Thirdly, 60 to 80 percent of the crop water requirements in the country are met by groundwater. In the fresh groundwater zone, which is about 80 percent of irrigated area in Punjab, there is practically no water scarcity. The farmers value irrigation water, not for itself, but because it is almost free—water charges have been the same since 1970 and are negligible–and for the life giving silt that the canal water brings to the farm. All that silliness about sprinkler and spring irrigation doesn’t hold in case of Pakistan with the high silt loads that are there in the water. The real water scarcity is in the saline ground water zone where people have to depend upon canal water even for drinking. Almost 80 percent of the groundwater in Sindh is saline.
Fourthly, the argument goes that with more dams one will have more control and hence supply more canal water to Sindh. The Sindhis argue that if you are doing it for our benefit, why do you have two major canal projects designed around Kalabagh for central Punjab and southern Khyber Pakhtunkhwa (KPK)? They argue that we are hurting without a dam right now. Once you have more water being drawn from the dam, how do we accept that we will be better off then?
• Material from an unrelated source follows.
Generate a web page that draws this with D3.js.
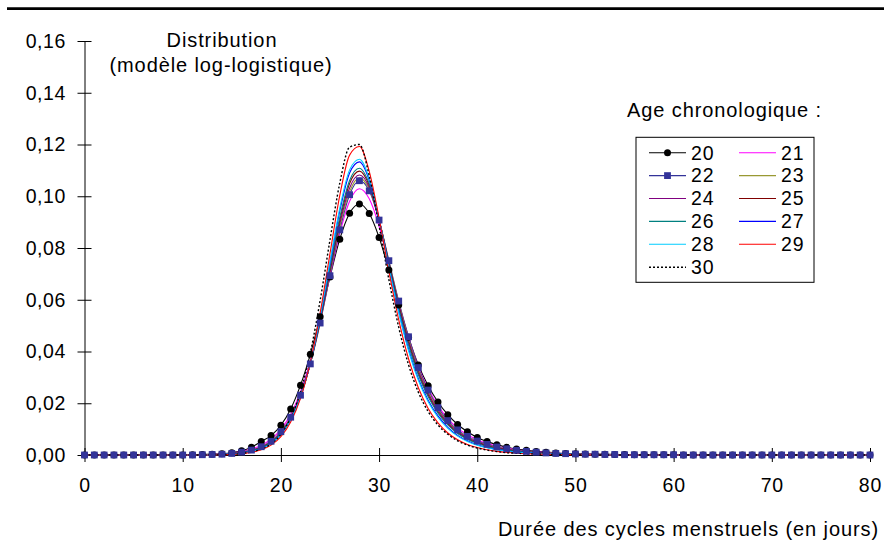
<!DOCTYPE html>
<html><head><meta charset="utf-8">
<script src="https://cdn.jsdelivr.net/npm/d3@7"></script>
<style>
html,body{margin:0;padding:0;background:#fff;}
svg{display:block;}
text{font-family:"Liberation Sans",Arial,Helvetica,sans-serif;fill:#000;}
</style>
</head><body>
<svg id="chart" width="884" height="546"></svg>
<script>
// ---- data ----
const days = d3.range(0, 81);
const ages = ["20","21","22","23","24","25","26","27","28","29","30"];
const xTicks = [0,10,20,30,40,50,60,70,80];
const yTicks = [0,0.02,0.04,0.06,0.08,0.10,0.12,0.14,0.16];

const s20 = [0,0,0,0,0,0,0,0,0,0,0,
 0.0001,0.0002,0.0003,0.0005,0.0009,0.0016,0.0030,0.0052,0.0075,0.0115,
 0.0178,0.0270,0.0389,0.0534,0.0688,0.0834,0.0934,0.0970,0.0933,0.0841,
 0.0715,0.0580,0.0455,0.0348,0.0268,0.0205,0.0156,0.0118,0.0090,0.0068,
 0.0052,0.0040,0.0030,0.0023,0.0018,0.0014,0.0011,0.0008,0.0006,0.0005,
 0.0004,0.0003,0.0003,0.0002,0.0002,0.0001,0.0001,0.0001,0.0001,0.0001,
 0,0,0,0,0,0,0,0,0,0, 0,0,0,0,0,0,0,0,0,0];
const s21 = [0,0,0,0,0,0,0,0,0,0,0,
 0,0.0001,0.0002,0.0004,0.0007,0.0013,0.0023,0.0038,0.0061,0.0099,
 0.0157,0.0245,0.0365,0.0518,0.0691,0.0857,0.0981,0.1029,0.0990,0.0885,
 0.0738,0.0590,0.0456,0.0341,0.0257,0.0191,0.0141,0.0104,0.0078,0.0059,
 0.0045,0.0034,0.0026,0.0020,0.0015,0.0012,0.0009,0.0007,0.0005,0.0004,
 0.0003,0.0003,0.0002,0.0002,0.0001,0.0001,0.0001,0.0001,0.0001,0.0001,
 0,0,0,0,0,0,0,0,0,0, 0,0,0,0,0,0,0,0,0,0];
const s22 = [0,0,0,0,0,0,0,0,0,0,0,
 0,0.0001,0.0002,0.0003,0.0006,0.0011,0.0019,0.0032,0.0053,0.0090,
 0.0146,0.0231,0.0352,0.0510,0.0693,0.0870,0.1006,0.1060,0.1021,0.0908,
 0.0751,0.0595,0.0457,0.0338,0.0251,0.0183,0.0133,0.0097,0.0072,0.0054,
 0.0041,0.0031,0.0024,0.0018,0.0014,0.0011,0.0008,0.0006,0.0005,0.0004,
 0.0003,0.0003,0.0002,0.0002,0.0001,0.0001,0.0001,0.0001,0.0001,0.0001,
 0,0,0,0,0,0,0,0,0,0, 0,0,0,0,0,0,0,0,0,0];
const s23 = [0,0,0,0,0,0,0,0,0,0,0,
 0,0.0001,0.0002,0.0003,0.0006,0.0011,0.0018,0.0031,0.0052,0.0088,
 0.0145,0.0230,0.0352,0.0513,0.0700,0.0881,0.1018,0.1071,0.1027,0.0909,
 0.0748,0.0589,0.0450,0.0332,0.0245,0.0178,0.0129,0.0094,0.0070,0.0052,
 0.0039,0.0030,0.0023,0.0017,0.0013,0.0010,0.0008,0.0006,0.0005,0.0004,
 0.0003,0.0003,0.0002,0.0002,0.0001,0.0001,0.0001,0.0001,0,0,
 0,0,0,0,0,0,0,0,0,0, 0,0,0,0,0,0,0,0,0,0];
const s24 = [0,0,0,0,0,0,0,0,0,0,0,
 0,0.0001,0.0002,0.0003,0.0005,0.0010,0.0017,0.0030,0.0050,0.0087,
 0.0143,0.0229,0.0353,0.0517,0.0707,0.0893,0.1032,0.1082,0.1034,0.0909,
 0.0744,0.0583,0.0443,0.0325,0.0239,0.0173,0.0125,0.0091,0.0067,0.0050,
 0.0037,0.0028,0.0022,0.0016,0.0012,0.0010,0.0007,0.0005,0.0004,0.0003,
 0.0003,0.0002,0.0002,0.0001,0.0001,0.0001,0,0,0,0,
 0,0,0,0,0,0,0,0,0,0, 0,0,0,0,0,0,0,0,0,0];
const s25 = [0,0,0,0,0,0,0,0,0,0,0,
 0,0.0001,0.0001,0.0002,0.0005,0.0009,0.0016,0.0029,0.0049,0.0085,
 0.0141,0.0228,0.0354,0.0521,0.0717,0.0907,0.1049,0.1097,0.1042,0.0910,
 0.0740,0.0575,0.0433,0.0316,0.0231,0.0166,0.0120,0.0086,0.0063,0.0047,
 0.0035,0.0026,0.0020,0.0015,0.0011,0.0009,0.0007,0.0005,0.0004,0.0003,
 0.0002,0.0002,0.0001,0.0001,0.0001,0,0,0,0,0,
 0,0,0,0,0,0,0,0,0,0, 0,0,0,0,0,0,0,0,0,0];
const s26 = [0,0,0,0,0,0,0,0,0,0,0,
 0,0.0001,0.0001,0.0002,0.0005,0.0009,0.0016,0.0028,0.0048,0.0083,
 0.0140,0.0227,0.0354,0.0524,0.0724,0.0918,0.1061,0.1108,0.1048,0.0911,
 0.0736,0.0569,0.0426,0.0310,0.0225,0.0162,0.0116,0.0083,0.0061,0.0045,
 0.0033,0.0025,0.0019,0.0014,0.0011,0.0008,0.0006,0.0005,0.0004,0.0003,
 0.0002,0.0002,0.0001,0.0001,0.0001,0,0,0,0,0,
 0,0,0,0,0,0,0,0,0,0, 0,0,0,0,0,0,0,0,0,0];
const s27 = [0,0,0,0,0,0,0,0,0,0,0,
 0,0,0.0001,0.0002,0.0004,0.0008,0.0014,0.0025,0.0045,0.0080,
 0.0136,0.0224,0.0355,0.0531,0.0740,0.0943,0.1090,0.1133,0.1062,0.0912,
 0.0728,0.0555,0.0410,0.0295,0.0212,0.0151,0.0107,0.0076,0.0055,0.0040,
 0.0029,0.0022,0.0016,0.0012,0.0009,0.0007,0.0005,0.0004,0.0003,0.0002,
 0.0002,0.0001,0.0001,0,0,0,0,0,0,0,
 0,0,0,0,0,0,0,0,0,0, 0,0,0,0,0,0,0,0,0,0];
const s28 = [0,0,0,0,0,0,0,0,0,0,0,
 0,0,0.0001,0.0002,0.0003,0.0007,0.0013,0.0024,0.0044,0.0078,
 0.0135,0.0223,0.0356,0.0535,0.0747,0.0954,0.1102,0.1143,0.1068,0.0913,
 0.0725,0.0550,0.0403,0.0289,0.0206,0.0146,0.0103,0.0073,0.0052,0.0038,
 0.0028,0.0020,0.0015,0.0011,0.0008,0.0007,0.0005,0.0004,0.0003,0.0002,
 0.0002,0.0001,0.0001,0,0,0,0,0,0,0,
 0,0,0,0,0,0,0,0,0,0, 0,0,0,0,0,0,0,0,0,0];
const s29 = [0,0,0,0,0,0,0,0,0,0,0,
 0,0,0,0.0001,0.0002,0.0005,0.0010,0.0020,0.0038,0.0071,
 0.0128,0.0219,0.0358,0.0549,0.0778,0.1003,0.1159,0.1192,0.1096,0.0916,
 0.0710,0.0523,0.0372,0.0260,0.0180,0.0124,0.0085,0.0059,0.0041,0.0029,
 0.0020,0.0014,0.0010,0.0007,0.0005,0.0004,0.0003,0.0002,0.0002,0.0001,
 0.0001,0,0,0,0,0,0,0,0,0,
 0,0,0,0,0,0,0,0,0,0, 0,0,0,0,0,0,0,0,0,0];
const s30 = [0,0,0,0,0,0,0,0,0,0,0,
 0,0,0,0.0001,0.0002,0.0006,0.0012,0.0023,0.0043,0.0080,
 0.0144,0.0245,0.0395,0.0597,0.0831,0.1051,0.1190,0.1200,0.1079,0.0886,
 0.0678,0.0494,0.0349,0.0243,0.0168,0.0116,0.0080,0.0055,0.0038,0.0027,
 0.0019,0.0013,0.0009,0.0007,0.0005,0.0004,0.0003,0.0002,0.0002,0.0001,
 0,0,0,0,0,0,0,0,0,0,
 0,0,0,0,0,0,0,0,0,0, 0,0,0,0,0,0,0,0,0,0];

// ---- styles ----
const seriesData = [s20,s21,s22,s23,s24,s25,s26,s27,s28,s29,s30];
const colors = ["#000000","#FF00FF","#333399","#999933","#800080","#800000","#008080","#0000FF","#00CCFF","#FF0000","#000000"];

const svg = d3.select("#chart");
const x = d3.scaleLinear().domain([0, 80]).range([84.5, 870]);
const y = d3.scaleLinear().domain([0, 0.16]).range([455, 41]);

// top rule
svg.append("line").attr("x1", 7).attr("x2", 884).attr("y1", 8.6).attr("y2", 8.6)
  .attr("stroke", "#000").attr("stroke-width", 2.7);

// axes
const fmt = d => d3.format(".2f")(d).replace(".", ",");
const gy = svg.append("g").attr("transform", `translate(${x(0)},0)`)
  .call(d3.axisLeft(y).tickValues(yTicks).tickFormat(fmt).tickSize(7).tickPadding(11.5).tickSizeOuter(0));
gy.selectAll(".tick line").attr("x1", 7);
gy.selectAll("text").style("font-size", "19.5px").style("letter-spacing", "0.6px")
  .style("font-family", '"Liberation Sans",Arial,sans-serif').attr("fill", "#000");
gy.select(".domain").attr("stroke", "#000");

const gx = svg.append("g").attr("transform", `translate(0,${y(0)})`)
  .call(d3.axisBottom(x).tickValues(xTicks).tickSize(7).tickPadding(16).tickSizeOuter(0));
gx.selectAll(".tick line").attr("y1", -7);
gx.selectAll("text").style("font-size", "19.5px").style("letter-spacing", "0.8px")
  .style("font-family", '"Liberation Sans",Arial,sans-serif').attr("fill", "#000");
gx.select(".domain").attr("stroke", "#000");

// lines
const line = d3.line().x(d => x(d[0])).y(d => y(d[1])).curve(d3.curveMonotoneX);
seriesData.forEach((s, i) => {
  const pts = days.map((d, k) => [d, s[k]]);
  svg.append("path").datum(pts)
    .attr("d", line).attr("fill", "none")
    .attr("stroke", colors[i])
    .attr("stroke-width", i === 10 ? 1.4 : 1.1)
    .attr("stroke-dasharray", i === 10 ? "2,2" : null);
});

// markers: series 20 circles, series 22 squares
svg.append("g").selectAll("circle").data(days).join("circle")
  .attr("cx", d => x(d)).attr("cy", (d, k) => y(s20[k])).attr("r", 3.5).attr("fill", "#000");
svg.append("g").selectAll("rect").data(days).join("rect")
  .attr("x", d => x(d) - 3.4).attr("y", (d, k) => y(s22[k]) - 3.4)
  .attr("width", 6.8).attr("height", 6.8).attr("fill", "#333399");

// titles
const tstyle = sel => sel.style("font-size", "20px").style("letter-spacing", "0.9px");
tstyle(svg.append("text").attr("x", 222).attr("y", 46.5).attr("text-anchor", "middle").text("Distribution"));
tstyle(svg.append("text").attr("x", 221).attr("y", 71.5).attr("text-anchor", "middle").text("(modèle log-logistique)"));
tstyle(svg.append("text").attr("x", 627).attr("y", 117).text("Age chronologique :"));
tstyle(svg.append("text").attr("x", 879).attr("y", 536).attr("text-anchor", "end").text("Durée des cycles menstruels (en jours)"));

// legend
const lg = svg.append("g");
lg.append("rect").attr("x", 636).attr("y", 137.3).attr("width", 178).attr("height", 145)
  .attr("fill", "#fff").attr("stroke", "#000").attr("stroke-width", 1);
ages.forEach((a, i) => {
  const col = i % 2, row = Math.floor(i / 2);
  const lx = 649 + col * 90, ly = 152.7 + row * 22.9;
  lg.append("line").attr("x1", lx).attr("x2", lx + 37).attr("y1", ly).attr("y2", ly)
    .attr("stroke", colors[i]).attr("stroke-width", i === 10 ? 1.4 : 1.1)
    .attr("stroke-dasharray", i === 10 ? "2,2" : null);
  if (i === 0) lg.append("circle").attr("cx", lx + 18.5).attr("cy", ly).attr("r", 3.5).attr("fill", "#000");
  if (i === 2) lg.append("rect").attr("x", lx + 15.1).attr("y", ly - 3.4).attr("width", 6.8).attr("height", 6.8).attr("fill", "#333399");
  lg.append("text").attr("x", lx + 42).attr("y", ly + 6.8)
    .style("font-size", "19.5px").style("letter-spacing", "0.8px").text(a);
});
</script>
</body></html>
People complain that water is politicised. Water is life. Life is political. Water should be political. It is too important to be left to engineers alone. The debate, as I have been able to understand it, is about different understandings of what is development. The wisdom for the Punjabis seems to be that, what is in the interest of Punjab is national interest. What is in the interest of Sindh, KP or Balochistan, is—well parochial provincialism. What is the value of water? If it is to build a modernist mass consumption mass production society like the West, then perhaps Kalabagh is the way to go. But if it is to ensure greater equity, access for the poorest, and then perhaps the ecology upon which the poorest depend, then we must look for different answers. Votaries of Kalabagh dam, like Ronald Reagan, believe that a growing economy, like rising water raises all boats. Except that a growing economy doesn’t—ask your gardener, chowkidar or domestic help.